The Leichhardt River is a river in north-west Queensland, Australia.

==Course==
The source of the river is in the Selwyn Range under Rifle Creek Hill and fed by Rifle Creek approximately 25 km south of the mining town Mount Isa. It runs in a generally northerly direction almost parallel with the Diamantina Developmental Road until it reaches Mount Isa and crosses the Barkly Highway. It continues in a north easterly direction across the Gulf Country, impounded by the Leichhardt River Dam to form Lake Moondarra, past Glenroy Station then through Lake Julius. It then bears east then north again, almost parallel with the Burke Developmental Road, until crossed near Nardoo, and the river then continues north past Augustus Downs Station to its mouth at the Gulf of Carpentaria.

The river was named by explorer and surveyor Augustus Charles Gregory after the early explorer of Australia, Ludwig Leichhardt. Gregory chose the name because:"Two days' journey S.E. brought us to a river 100 yards wide, in detached pools. (Latitude 18 degrees 12 minutes, longitude 189 degrees 65 minutes.) This river was mistaken for the Albert by Dr. Leichhardt, and I therefore named it after that enterprising explorer."

==Catchment==
Leichhardt River has a catchment area of 32878 km2. Primary activities undertaken in the watershed include mining and grazing.

The river is ephemeral and in the dry season the upstream reaches retract to a series of waterholes.
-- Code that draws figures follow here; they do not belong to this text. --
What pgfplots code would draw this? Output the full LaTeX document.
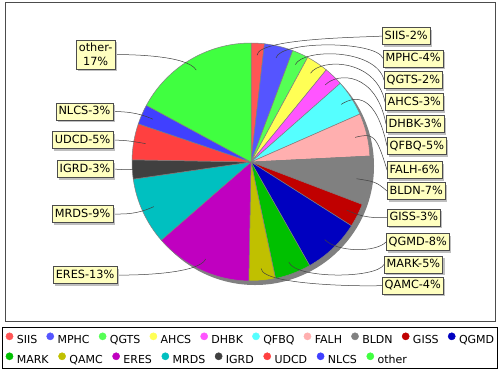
\documentclass[border=0pt]{standalone}
\usepackage{pgfplots}
\pgfplotsset{compat=1.18}
\usepgfplotslibrary{polar}
\usetikzlibrary{shadows}
\usepackage{fontspec}
\setmainfont{DejaVu Sans}
\definecolor{cSIIS}{HTML}{FF5555}
\definecolor{cMPHC}{HTML}{5555FF}
\definecolor{cQGTS}{HTML}{55FF55}
\definecolor{cAHCS}{HTML}{FFFF55}
\definecolor{cDHBK}{HTML}{FF55FF}
\definecolor{cQFBQ}{HTML}{55FFFF}
\definecolor{cFALH}{HTML}{FFAFAF}
\definecolor{cBLDN}{HTML}{808080}
\definecolor{cGISS}{HTML}{C00000}
\definecolor{cQGMD}{HTML}{0000C0}
\definecolor{cMARK}{HTML}{00C000}
\definecolor{cQAMC}{HTML}{C0C000}
\definecolor{cERES}{HTML}{C000C0}
\definecolor{cMRDS}{HTML}{00C0C0}
\definecolor{cIGRD}{HTML}{404040}
\definecolor{cUDCD}{HTML}{FF4040}
\definecolor{cNLCS}{HTML}{4040FF}
\definecolor{cOTHER}{HTML}{40FF40}
\definecolor{pieshadow}{HTML}{808080}
\definecolor{lblfill}{HTML}{FFFFC0}
\newcommand\lblfont{\fontsize{11.3}{13.6}\selectfont}
\newcommand\legfont{\fontsize{11}{13}\selectfont}
% slice: colour, cumulative percent before, percent
\newcommand\slice[3]{%
  \pgfmathsetmacro\sa{90-3.6*(#2)}%
  \pgfmathsetmacro\ea{90-3.6*((#2)+(#3))}%
  \edef\doslice{\noexpand\addplot[fill=#1, draw=gray, line width=0.5pt, mark=none] coordinates {(0,0) (\sa,1)} arc[start angle=\sa, end angle=\ea, radius=119pt] -- cycle;}%
  \doslice}
% right label: cumulative, value, x (left edge), y (centre), text
\newcommand\rlab[5]{%
  \pgfmathsetmacro\th{90-3.6*((#1)+(#2)/2)}%
  \pgfmathsetmacro\Lx{251+107*cos(\th)}\pgfmathsetmacro\Ly{162-107*sin(\th)}%
  \pgfmathsetmacro\Ex{251+125*cos(\th)}\pgfmathsetmacro\Ey{162-125*sin(\th)}%
  \draw[lnk] (#3,#4) .. controls (376,\Ey) and (\Ex,\Ey) .. (\Lx,\Ly);
  \node[lbl,anchor=west] at (#3,#4) {#5};}
\newcommand\llab[5]{%
  \pgfmathsetmacro\th{90-3.6*((#1)+(#2)/2)}%
  \pgfmathsetmacro\Lx{251+107*cos(\th)}\pgfmathsetmacro\Ly{162-107*sin(\th)}%
  \pgfmathsetmacro\Ex{251+125*cos(\th)}\pgfmathsetmacro\Ey{162-125*sin(\th)}%
  \draw[lnk] (#3,#4) .. controls (126,\Ey) and (\Ex,\Ey) .. (\Lx,\Ly);
  \node[lbl,anchor=east] at (#3,#4) {#5};}
\tikzset{
  lblbase/.style={draw=black!70, line width=0.5pt, fill=lblfill, font=\lblfont,
    inner xsep=2.4pt, drop shadow={shadow xshift=2pt, shadow yshift=-2pt, fill=black!25, opacity=1}},
  lbl/.style={lblbase, inner ysep=2.5pt, text height=9pt, text depth=3pt},
  lnk/.style={draw=black!75, line width=0.5pt}
}
\begin{document}
\begin{tikzpicture}
\fill[white] (0pt,0pt) rectangle (500pt,-370pt);
\draw[black!70, line width=0.8pt] (5pt,-2pt) rectangle (495pt,-321pt);
\draw[black, line width=0.8pt] (2pt,-327pt) rectangle (497pt,-368pt);
% shadow of the pie
\begin{polaraxis}[at={(255pt,-166pt)}, anchor=center, scale only axis, width=238pt, height=238pt,
  hide axis, xmin=0, xmax=360, ymin=0, ymax=1, clip=false]
\addplot[fill=pieshadow, draw=none, mark=none] coordinates {(0,1)} arc[start angle=0, end angle=360, radius=119pt] -- cycle;
\end{polaraxis}
% the pie
\begin{polaraxis}[at={(251pt,-162pt)}, anchor=center, scale only axis, width=238pt, height=238pt,
  hide axis, xmin=0, xmax=360, ymin=0, ymax=1, clip=false]
\slice{cSIIS}{0}{1.8}
\slice{cMPHC}{1.8}{3.9}
\slice{cQGTS}{5.7}{2.2}
\slice{cAHCS}{7.9}{3.0}
\slice{cDHBK}{10.9}{2.6}
\slice{cQFBQ}{13.5}{4.9}
\slice{cFALH}{18.4}{5.8}
\slice{cBLDN}{24.2}{6.6}
\slice{cGISS}{30.8}{3.2}
\slice{cQGMD}{34.0}{7.8}
\slice{cMARK}{41.8}{4.9}
\slice{cQAMC}{46.7}{3.6}
\slice{cERES}{50.3}{13.3}
\slice{cMRDS}{63.6}{9.1}
\slice{cIGRD}{72.7}{2.6}
\slice{cUDCD}{75.3}{4.9}
\slice{cNLCS}{80.2}{2.7}
\slice{cOTHER}{82.9}{17.1}
\end{polaraxis}
% labels
\begin{scope}[x=1pt,y=-1pt]
\rlab{0}{1.8}{382}{36}{SIIS-2\%}
\rlab{1.8}{3.9}{383}{58.3}{MPHC-4\%}
\rlab{5.7}{2.2}{384}{80}{QGTS-2\%}
\rlab{7.9}{3.0}{385}{102}{AHCS-3\%}
\rlab{10.9}{2.6}{386}{124}{DHBK-3\%}
\rlab{13.5}{4.9}{387}{146}{QFBQ-5\%}
\rlab{18.4}{5.8}{387}{170}{FALH-6\%}
\rlab{24.2}{6.6}{387}{191}{BLDN-7\%}
\rlab{30.8}{3.2}{387}{217.5}{GISS-3\%}
\rlab{34.0}{7.8}{386}{242}{QGMD-8\%}
\rlab{41.8}{4.9}{384}{264.5}{MARK-5\%}
\rlab{46.7}{3.6}{382}{285.5}{QAMC-4\%}
\llab{50.3}{13.3}{117}{275}{ERES-13\%}
\llab{63.6}{9.1}{113}{214}{MRDS-9\%}
\llab{72.7}{2.6}{113}{169}{IGRD-3\%}
\llab{75.3}{4.9}{113}{140}{UDCD-5\%}
\llab{80.2}{2.7}{113}{111.3}{NLCS-3\%}
\pgfmathsetmacro\th{90-3.6*(82.9+17.1/2)}%
\pgfmathsetmacro\Lx{251+107*cos(\th)}\pgfmathsetmacro\Ly{162-107*sin(\th)}%
\pgfmathsetmacro\Ex{251+125*cos(\th)}\pgfmathsetmacro\Ey{162-125*sin(\th)}%
\draw[lnk] (115,54.5) .. controls (126,\Ey) and (\Ex,\Ey) .. (\Lx,\Ly);
\node[lblbase, inner ysep=3.2pt, align=center, anchor=east] at (115,54.5) {other-\\17\%};
\end{scope}
% legend, row 1
\begin{axis}[at={(0pt,-370pt)}, anchor=south west, scale only axis, width=500pt, height=370pt,
  hide axis, xmin=0, xmax=1, ymin=0, ymax=1, legend columns=-1,
  legend style={at={(axis description cs:0.011,0.08446)}, anchor=west, draw=none, fill=none,
    inner sep=0pt, font=\legfont, nodes={inner sep=0pt},
    /tikz/every odd column/.append style={column sep=3.5pt},
    /tikz/every even column/.append style={column sep=9.2pt}},
  legend image code/.code={\fill[#1] (3.6pt,3.8pt) circle[radius=3.6pt];}]
\addlegendimage{cSIIS}\addlegendentry{SIIS}
\addlegendimage{cMPHC}\addlegendentry{MPHC}
\addlegendimage{cQGTS}\addlegendentry{QGTS}
\addlegendimage{cAHCS}\addlegendentry{AHCS}
\addlegendimage{cDHBK}\addlegendentry{DHBK}
\addlegendimage{cQFBQ}\addlegendentry{QFBQ}
\addlegendimage{cFALH}\addlegendentry{FALH}
\addlegendimage{cBLDN}\addlegendentry{BLDN}
\addlegendimage{cGISS}\addlegendentry{GISS}
\addlegendimage{cQGMD}\addlegendentry{QGMD}
\end{axis}
% legend, row 2
\begin{axis}[at={(0pt,-370pt)}, anchor=south west, scale only axis, width=500pt, height=370pt,
  hide axis, xmin=0, xmax=1, ymin=0, ymax=1, legend columns=-1,
  legend style={at={(axis description cs:0.011,0.0304)}, anchor=west, draw=none, fill=none,
    inner sep=0pt, font=\legfont, nodes={inner sep=0pt},
    /tikz/every odd column/.append style={column sep=3.5pt},
    /tikz/every even column/.append style={column sep=9.6pt}},
  legend image code/.code={\fill[#1] (3.6pt,3.8pt) circle[radius=3.6pt];}]
\addlegendimage{cMARK}\addlegendentry{MARK}
\addlegendimage{cQAMC}\addlegendentry{QAMC}
\addlegendimage{cERES}\addlegendentry{ERES}
\addlegendimage{cMRDS}\addlegendentry{MRDS}
\addlegendimage{cIGRD}\addlegendentry{IGRD}
\addlegendimage{cUDCD}\addlegendentry{UDCD}
\addlegendimage{cNLCS}\addlegendentry{NLCS}
\addlegendimage{cOTHER}\addlegendentry{other}
\end{axis}
\end{tikzpicture}
\end{document}
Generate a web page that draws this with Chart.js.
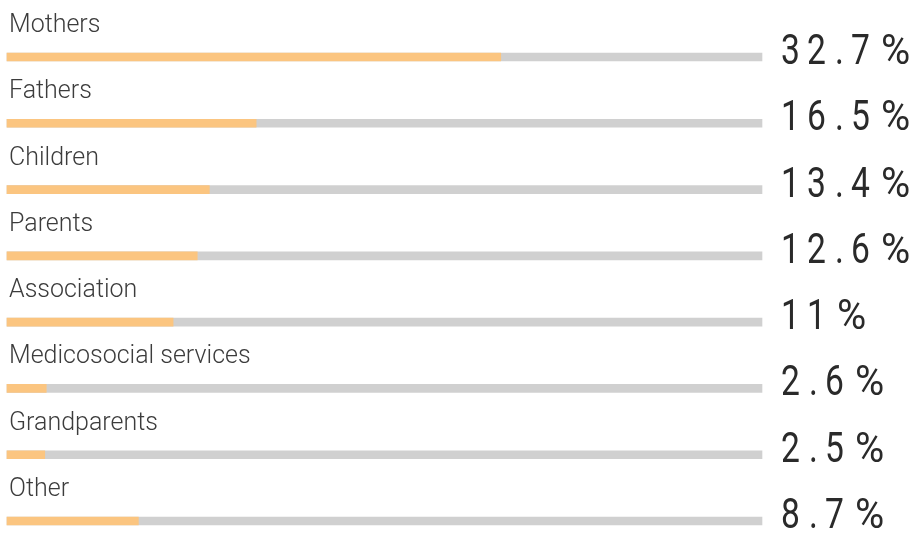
<!DOCTYPE html>
<html>
<head>
<meta charset="utf-8">
<script src="https://cdn.jsdelivr.net/npm/chart.js@4/dist/chart.umd.min.js"></script>
<style>
  html, body { margin: 0; padding: 0; background: #ffffff; }
  #wrap { width: 919px; height: 535px; position: relative; }
</style>
</head>
<body>
<div id="wrap"><canvas id="chart"></canvas></div>
<script>
// Who the respondents are, as a share of all answers
const categories = ['Mothers', 'Fathers', 'Children', 'Parents', 'Association',
  'Medicosocial services', 'Grandparents', 'Other'];
const shares = [32.7, 16.5, 13.4, 12.6, 11, 2.6, 2.5, 8.7];
const valueLabels = ['32.7%', '16.5%', '13.4%', '12.6%', '11%', '2.6%', '2.5%', '8.7%'];
const scaleMax = 50;
const track = categories.map(() => scaleMax);

const ORANGE = '#fbc580';
const GREY = '#d0d0d0';

// horizontal advance of one character of the condensed value text
function advance(ch, next) {
  if (ch === '.') return 16;
  if (next === '.') return 28;
  if (next === '%') return 30;
  return 26;
}

// Category names above each bar and the big condensed value at the right end
const textPlugin = {
  id: 'rowText',
  afterDatasetsDraw(chart) {
    const ctx = chart.ctx;
    const y = chart.scales.y;
    const area = chart.chartArea;
    ctx.save();
    categories.forEach((name, i) => {
      const cy = y.getPixelForValue(i);
      ctx.font = '300 25px Roboto';
      ctx.fillStyle = '#3c3c3c';
      ctx.textAlign = 'left';
      ctx.textBaseline = 'alphabetic';
      ctx.fillText(name, area.left + 2, cy - 25);

      // condensed, widely spaced value
      ctx.fillStyle = '#2a2a2a';
      ctx.font = '400 42px Roboto';
      const chars = [...valueLabels[i]];
      let x = area.right + 19;
      chars.forEach((ch, k) => {
        const sx = ch === '%' ? 0.95 : 0.8;
        ctx.save();
        ctx.translate(x, cy + 7);
        ctx.scale(sx, 1);
        ctx.fillText(ch, 0, 0);
        ctx.restore();
        x += advance(ch, chars[k + 1]);
      });
    });
    ctx.restore();
  }
};

new Chart(document.getElementById('chart'), {
  type: 'bar',
  data: {
    labels: categories,
    datasets: [
      { data: shares, backgroundColor: ORANGE, order: 0, clip: false },
      { data: track, backgroundColor: GREY, order: 1, clip: false }
    ]
  },
  options: {
    indexAxis: 'y',
    responsive: true,
    maintainAspectRatio: false,
    animation: false,
    layout: { padding: { left: 7, right: 157, top: 57, bottom: 14 } },
    datasets: { bar: { barThickness: 8, grouped: false, borderWidth: 0 } },
    plugins: { legend: { display: false }, tooltip: { enabled: false } },
    scales: {
      x: { min: 0, max: scaleMax, display: false },
      y: { display: false, offset: false }
    }
  },
  plugins: [textPlugin]
});
</script>
</body>
</html>
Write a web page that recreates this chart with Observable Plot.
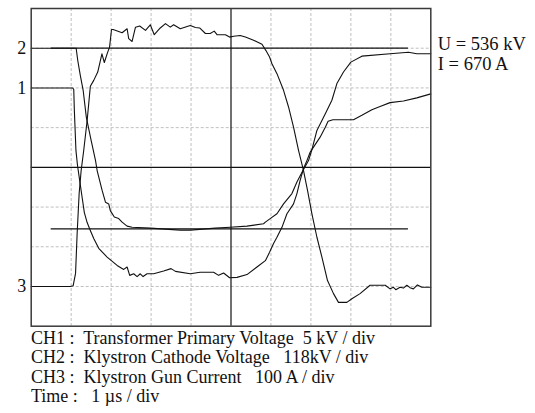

The drainage basin and river estuary are in a near pristine condition.

The river is dammed near Mount Isa to form Lake Moondarra. Other storage facilities in the catchment include Julius Dam, East Leichhardt Dam and Rifle Creek Dam. Around 50 km upstream from its mouth are the Leichhardt Falls. As well as Mount Isa, the small community of Kajabbi is located on the river.

The river has a mean annual discharge of 2179 GL.

==History==
In 2009 Xstrata spent $3 million for remediation work involving the removal of 40,000 tonnes of material from the riverbed.

Fossil remains have been found along the river's course. In 2011 an unidentified ancient marsupial was discovered by paleontologists.